Leaders of a new Salt Lake City Olympic bid committee vowed Wednesday to be transparent and frugal as they design a plan based around existing venues and experience from hosting the 2002 Winter Olympics but that will also include new, modern ideas.
The committee held its first meeting as it sets out to assess whether Salt Lake City should bid for the 2030 or 2034 Winter Olympics. There’s no timeline for that decision.
Committee chair Cindy Crane told board members that every conversation they have about the Olympics should be considered public as the part of a completely open process. Crane, a former CEO of a major utility company, said after the meeting that the remark was made to establish ground rules and was not a direct reference to a bribery scandal that nearly derailed the plans for the 2002 Winter Olympics hosted by Salt Lake City.
But, she said, “The strength of our operating principles are to make it very, very clear that those days are well behind us and not in our path forward.”
The bribery scandal broke in 1998, three years after Salt Lake City was chosen over cities in Canada, Sweden and Switzerland. Salt Lake’s bid committee doled out $1 million in cash, scholarships, medical care, gifts and other favors to International Olympic Committee members and their families. That included ski trips, NBA tickets, plastic surgery, knee replacements, violins and housing and salary for children of IOC members, according to report by an ethics panel.

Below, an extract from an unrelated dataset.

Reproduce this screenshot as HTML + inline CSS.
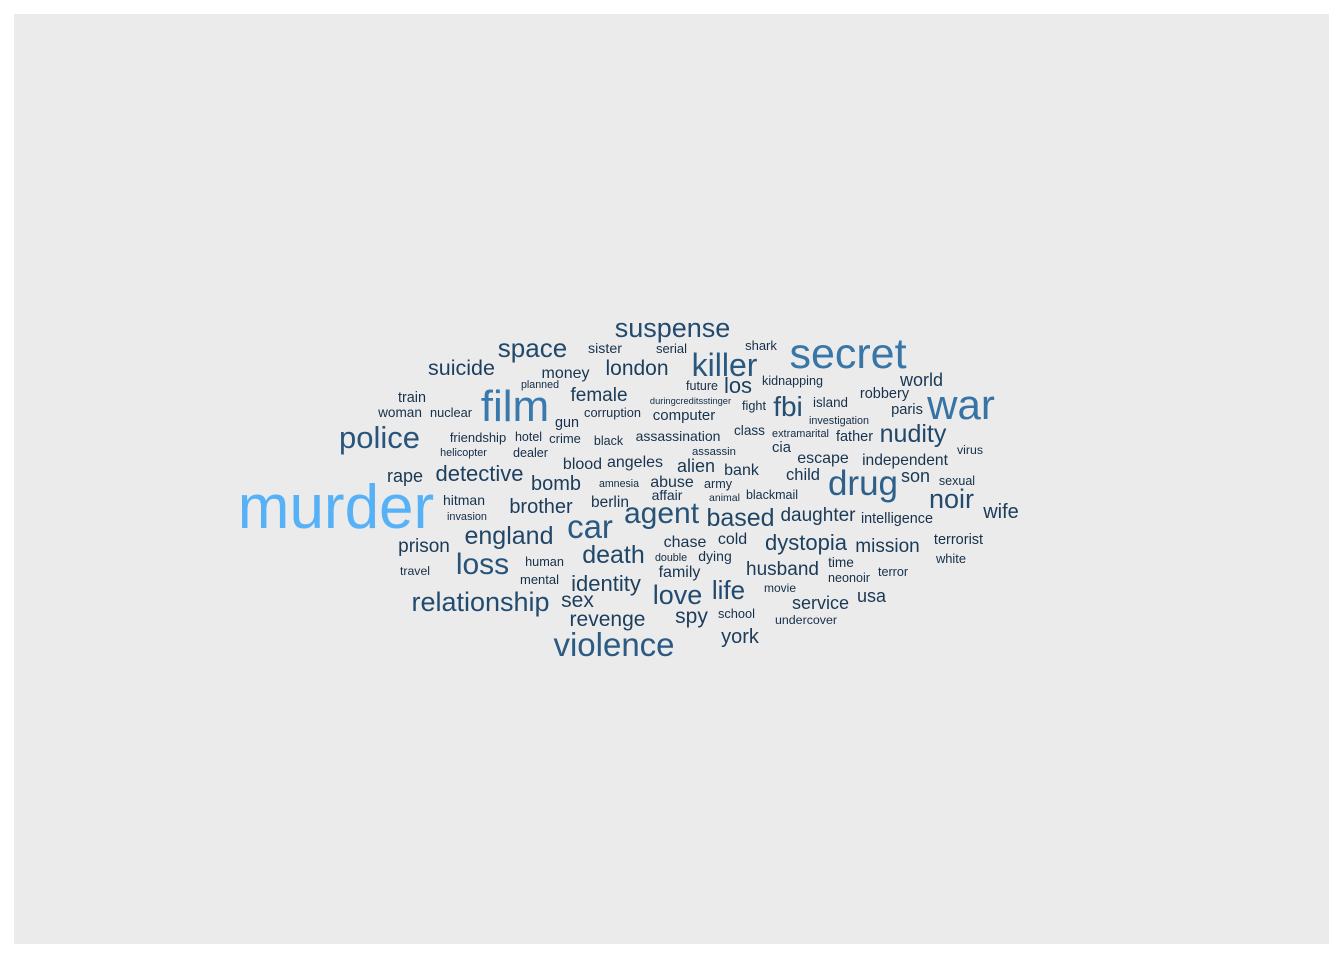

It led to the expulsion of six IOC members, the resignation of four others and severe warnings for several others, though none faced criminal charges. U.S. prosecutors brought criminal charges against two Salt Lake bid leaders, but both men were acquitted by a judge halfway through a federal trial.
Now decades later, the IOC is struggling to find cities willing to take on the financial and societal burden of hosting the Winter Olympics while also having the climate and venues needed for winter sports. Utah has estimated it could host the games for about $1.4 billion, a figure that would be far less than other cities since Utah would use venues built in 2002 that have been maintained.
An exploratory committee estimated it would cost about $10 million to put together a bid, but it might only cost half of that, said Fraser Bullock, president of the committee and key organizing player in Salt Lake City’s 2002 Olympics.
The U.S. Olympic and Paralympic Committee chose Salt Lake City two years ago over Denver and Reno, Nevada, as the next American city to bid for a Winter Olympics, but hasn’t chosen which year it wants Utah to pursue.
Sapporo, Japan, said earlier this year it will bid for the 2030 Games. It’s unknown when the IOC will choose hosts for the 2030 and 2034 Games because it recently abandoned its old practice of awarding Olympics every two years, and seven years ahead of the games themselves.
Bullock said it’s imperative that the committee start thinking creatively how to make sure a second Olympics in Salt Lake City would be fresh and new and not just a repeat of 2002. He floated the idea of having an event in downtown Salt Lake City, such as the “Big Air” snowboarding competition. Another idea would be to have outdoor hockey at the area’s soccer stadium used by Real Salt Lake of Major League Soccer, he said. A slew of new sports have been added to the Winter Olympics since Salt Lake City hosted, he said.
“It’s very compelling to have the new disciplines and move them around to different places, engage the community,” Bullock said. “The IOC loves to see community engagement.”
Crane said making a second Olympics fresh is a must: “It has to be a new games for us, a new games for the new athletes, a new games for the world. … We love to think about our success (in 2002) but this is about what we can do for the future games.”